Bejean
- Categories: Men's magazine
- Frequency: Monthly
- First issue: 1 July 1984
- Country: Japan
- Language: Japanese

= Bejean =

Japanese monthly men's magazine

Bejean (ビージーン, Bijin) is a Japanese monthly men's magazine which originally started publication under the name Beppin (ベッピン, Beppin). It has been described as "probably the best selling men's magazine" in Japan and was called by J-List "One of the cornerstones of Japanese AV magazines." As with its sister publication Video Boy, the magazine specializes in nude photo sets of present and aspiring Japanese AV idols.

Its distinguishing feature was a "centerfold", a 29x89 cm double-sided "Body Poster", displaying a full frontal nude from the head to the thighs. The reverse was a view of the nude backside from the head to heels, the model turned about 45 degrees. No clothing, shoes, jewelry, props or sets were used in the poster and the typical background was flat blue.

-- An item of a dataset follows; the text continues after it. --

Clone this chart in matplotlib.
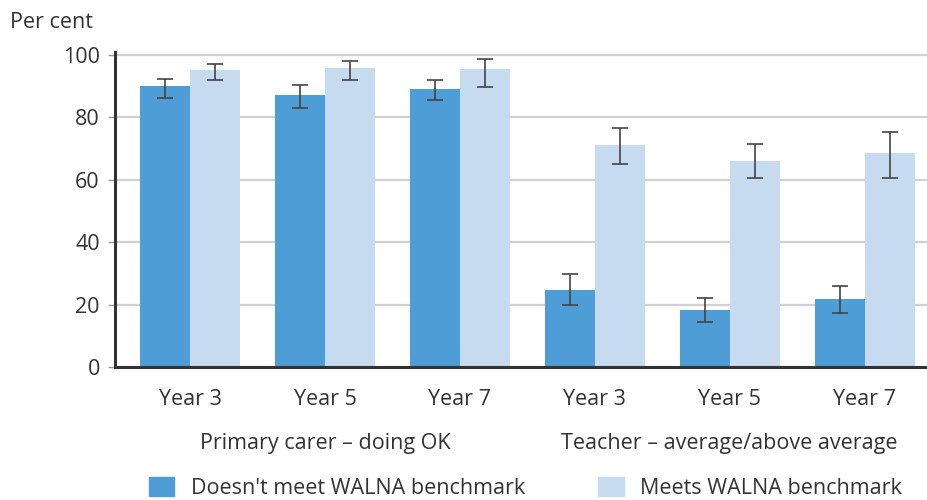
import numpy as np
import matplotlib.pyplot as plt

plt.rcParams['font.family'] = ['Open Sans', 'DejaVu Sans']

# Share of students (%) by primary carer and teacher ratings
years = ['Year 3', 'Year 5', 'Year 7', 'Year 3', 'Year 5', 'Year 7']
groups = ['Primary carer – doing OK', 'Teacher – average/above average']
series_names = ["Doesn't meet WALNA benchmark", 'Meets WALNA benchmark']

not_met = [90.0, 87.2, 89.2, 24.8, 18.4, 21.7]
not_met_lo = [86.4, 83.0, 85.5, 19.9, 14.5, 17.4]
not_met_hi = [92.5, 90.4, 92.0, 29.9, 22.2, 26.1]

met = [95.2, 95.9, 95.4, 71.2, 66.2, 68.5]
met_lo = [91.9, 91.9, 89.8, 65.1, 60.5, 60.7]
met_hi = [97.3, 98.2, 98.6, 76.6, 71.6, 75.3]

dark_blue = '#4f9dd6'
light_blue = '#c7dbf0'
text_col = '#333333'
fs = 15.5

fig = plt.figure(figsize=(9.28, 5), dpi=100)
ax = fig.add_axes([0.124, 0.266, 0.876, 0.63])

x = np.arange(len(years))
w = 0.37

def err(vals, lo, hi):
    vals, lo, hi = map(np.array, (vals, lo, hi))
    return [vals - lo, hi - vals]

ax.bar(x - w / 2, not_met, w, color=dark_blue, zorder=2)
ax.bar(x + w / 2, met, w, color=light_blue, zorder=2)
ax.errorbar(x - w / 2, not_met, yerr=err(not_met, not_met_lo, not_met_hi),
            fmt='none', ecolor='#444444', elinewidth=1.2, capsize=6, capthick=1.2, zorder=3)
ax.errorbar(x + w / 2, met, yerr=err(met, met_lo, met_hi),
            fmt='none', ecolor='#444444', elinewidth=1.2, capsize=6, capthick=1.2, zorder=3)

ax.set_xlim(-0.557, 5.47)
ax.set_ylim(0, 101)
ax.set_yticks([0, 20, 40, 60, 80, 100])
ax.yaxis.grid(True, color='#d0d0d4', linewidth=1.6, zorder=0)
ax.set_axisbelow(True)

for s in ['top', 'right']:
    ax.spines[s].set_visible(False)
for s in ['left', 'bottom']:
    ax.spines[s].set_color('#333333')
    ax.spines[s].set_linewidth(2.2)

ax.tick_params(axis='y', length=5, width=1, color='#999999', labelsize=fs,
               labelcolor=text_col, pad=6)
ax.tick_params(axis='x', length=0, labelsize=fs, labelcolor=text_col, pad=16)
ax.set_xticks(x)
ax.set_xticklabels(years)

# group captions under the year labels
for i, g in enumerate(groups):
    ax.text(3 * i + 1, -0.243, g, transform=ax.get_xaxis_transform(),
            ha='center', va='center', fontsize=fs, color=text_col)

fig.text(10 / 928, 1 - 22 / 500, 'Per cent', ha='left', va='center',
         fontsize=fs, color=text_col)

# legend along the bottom edge
handles = [plt.Rectangle((0, 0), 1, 1, color=dark_blue),
           plt.Rectangle((0, 0), 1, 1, color=light_blue)]
fig.legend(handles, series_names, loc='center', bbox_to_anchor=(0.566, 1 - 488 / 500),
           ncol=2, frameon=False, fontsize=fs, handlelength=1.2, handleheight=0.95,
           columnspacing=3.4, handletextpad=0.75, labelcolor=text_col)

fig.savefig('out.png', dpi=100)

The magazine began appearing in July 1984 as Beppin. The last issue of Beppin was the 15 December issue of 1994, Volume #131 (it was bi-monthly, on the 1st and the 15th, in the last six months of publication). It was reborn as Bejeans in the 15 February issue of 1995, Volume #1. The name was shortened to Bejean in the 15 March 1996, Volume #24. It published bi-monthly until 1997 when it became a monthly.

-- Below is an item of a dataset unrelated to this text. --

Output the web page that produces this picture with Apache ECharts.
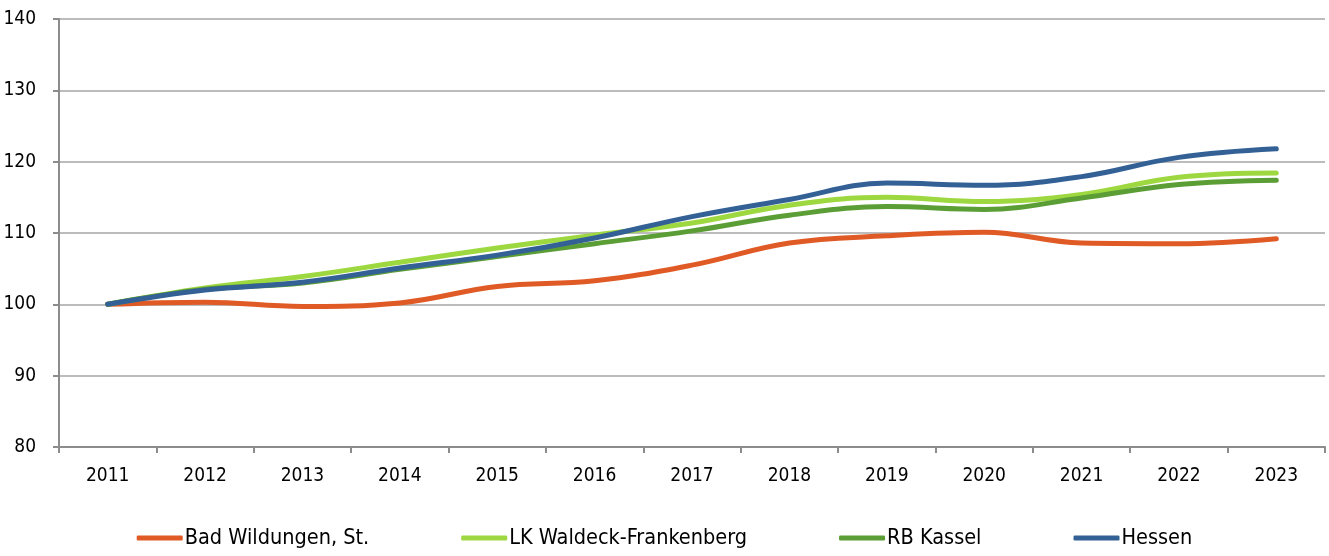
<!DOCTYPE html>
<html><head><meta charset="utf-8">
<script src="https://cdn.jsdelivr.net/npm/echarts@6/dist/echarts.min.js"></script>
<style>html,body{margin:0;padding:0;background:#fff}#c{width:1329px;height:556px}</style>
</head><body><div id="c"></div>
<script>
const categories = ['2011','2012','2013','2014','2015','2016','2017','2018','2019','2020','2021','2022','2023'];
const badWildungen = [100, 100.3, 99.7, 100.2, 102.5, 103.3, 105.5, 108.6, 109.6, 110.1, 108.6, 108.5, 109.2];
const lkWaldeck = [100, 102.3, 103.9, 105.9, 107.9, 109.7, 111.4, 113.9, 115.0, 114.4, 115.4, 117.8, 118.4];
const rbKassel = [100, 102.1, 103.0, 104.9, 106.7, 108.5, 110.3, 112.5, 113.7, 113.3, 114.9, 116.8, 117.4];
const hessen = [100, 102.0, 103.1, 105.1, 106.9, 109.3, 112.3, 114.7, 117.0, 116.7, 117.9, 120.6, 121.8];
const names = ['Bad Wildungen, St.', 'LK Waldeck-Frankenberg', 'RB Kassel', 'Hessen'];
const colors = ['#E05A26', '#9DD840', '#5C9E36', '#336196'];
const seriesData = [badWildungen, lkWaldeck, rbKassel, hessen];
const FONT = '"Liberation Sans Narrow", "DejaVu Sans Condensed", "Arial Narrow", sans-serif';

const chart = echarts.init(document.getElementById('c'));
chart.setOption({
  animation: false,
  textStyle: {fontFamily: FONT},
  grid: {left: 59, right: 4, top: 19, bottom: 109},
  legend: {
    top: 527, left: 'center', padding: 0, itemGap: 92, itemWidth: 46, itemHeight: 5,
    icon: 'roundRect',
    textStyle: {fontSize: 21.5, color: '#000', fontFamily: FONT, padding: [0,0,0,-3]},
    data: names
  },
  xAxis: {
    type: 'category', data: categories, boundaryGap: true,
    axisLine: {lineStyle: {color: '#8c8c8c', width: 2}},
    axisTick: {show: true, length: 6, lineStyle: {color: '#8c8c8c', width: 2}},
    axisLabel: {fontSize: 19, color: '#000', margin: 20, fontFamily: FONT}
  },
  yAxis: {
    type: 'value', min: 80, max: 140, interval: 10,
    axisLine: {show: true, lineStyle: {color: '#8c8c8c', width: 2}},
    axisTick: {show: true, length: 6, lineStyle: {color: '#8c8c8c', width: 2}},
    axisLabel: {fontSize: 19, color: '#000', margin: 23, fontFamily: FONT},
    splitLine: {lineStyle: {color: '#a6a6a6', width: 1.5}}
  },
  series: seriesData.map((d, i) => ({
    name: names[i], type: 'line', data: d, smooth: 0.4,
    showSymbol: false, symbol: 'none',
    lineStyle: {width: 5, color: colors[i], cap: 'round'},
    itemStyle: {color: colors[i]}
  }))
});
</script></body></html>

Beppin in Japanese means "beautiful woman" and Bejean is a play on the Japanese word "bijin" (美人) which has the same meaning with an additional connotation of "hot girl."

Bejean and Video Boy had both been published by Eichi Publishing (英知出版, Eichi Shuppan) but declining revenues forced Eichi and its parent company to close operations in late March 2007, declaring bankruptcy with debts of 2.32 billion yen (about US$20 million). Publication of Bejean, Video Boy and other monthly magazines had been transferred from Eichi in May 2006 so the magazines survived the collapse of that company and are both now published by the GOT Corporation (株式会社ジーオーティー, Kabushikigaisha Jīōtī) located in Ebisu, Tokyo near Japan's largest porn company, the Hokuto Corporation.

The magazine also has a website, Bejean On Line (ビージーンオンライン), online since January 2001, which features nude and "gravure" (non-nude) pictorial sets and a catalog of back copies of the magazine reaching back to 2002 at Bejean On Line Back Number.